È vero, chiedo ancora, che i reclusi sono senza riscaldamento e con poche coperte? Risponde che è vero, che loro hanno fatto presente la cosa alla Prefettura che a sua volta ha fatto presente la cosa al demanio il quale non ha aocnroa provveduto a un sopralluogo per valutare l’entità dei lavori e i costi. È altresì vero che ciascuno ha una coperta ma non ce ne sono abbastanza per darne due a tutti. Ed è anche vero che oltre al riscaldamento non funzionante, non funzionano neppure i bagni così alcuni reparti, soprattutto al femminile, sono stati chiusi.
È vero, chiediamo infine, che ultimamente il Cie si è di nuovo riempito delle retate fatte nei campi rom? Risponde che lui non è tenuto a sapere da dove vengono i reclusi ma che comunque è vero, dei circa 250 reclusi, molti sono i rom.

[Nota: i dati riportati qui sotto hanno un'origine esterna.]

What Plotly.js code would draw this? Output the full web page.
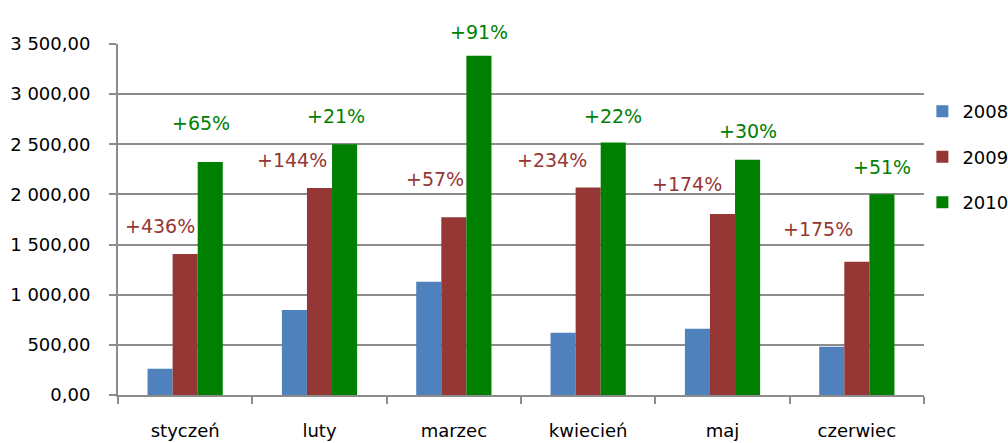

Andiamo a parlare con alcuni di loro, nati in Italia e che ovviamente non dovrebbero stare in un Cie [Centro identificazione ed espulsione] perché non possono essere espulsi in nessun paese. E con altri, affetti da patologie per le quali dovrebbero stare in ospedale e non in un luogo così disagiato. E con altri ancora che hanno fatto domanda di asilo politico e dunque dovrebbero stare in un Cara [Centro asilo rifugiati] e non in un Cie. Ognuno di loro ha una storia, una famiglia, dei figli. Molti sono stati presi nell’ultimo “censimento” [chiamano così le schedature di massa che si susseguono nei campi] al campo di via di Salone. Questa volta è toccato a loro, la volta precedente il Cie era pieno di quelli di Casilino 900. La volta prossima a chi toccherà?
Chiediamo al vice direttore se è vero che la Croce rossa dovrà lasciare il Cie perché l’appalto sarebbe stato vinto da altri forse il Consorzio Connecting People o forse l’Arciconfranternita della Misericordia? Il vice direttore non conferma né smentisce, si limita a dire che la loro gestione è stata prorogata fino a fine dicembre. Poi si vedrà. Aggiunge, ma solo perché si sappia, che il ministro preferirebbe la Croce rossa…
Ho mandato una lettera con un elenco di piccole e macroscopiche incongruità che ho riscontrato nella mia visita di oggi al Cie al Prefetto. L’ho già fatto molte volte in passato e l’esito è stato sempre lo stesso: nessuno mi ha mai risposto. Dirò le stesse cose mercoledì alle 18 al centro sociale ex Snia nel corso dell’assemblea cittadina alla quale ho deciso di prendere parte.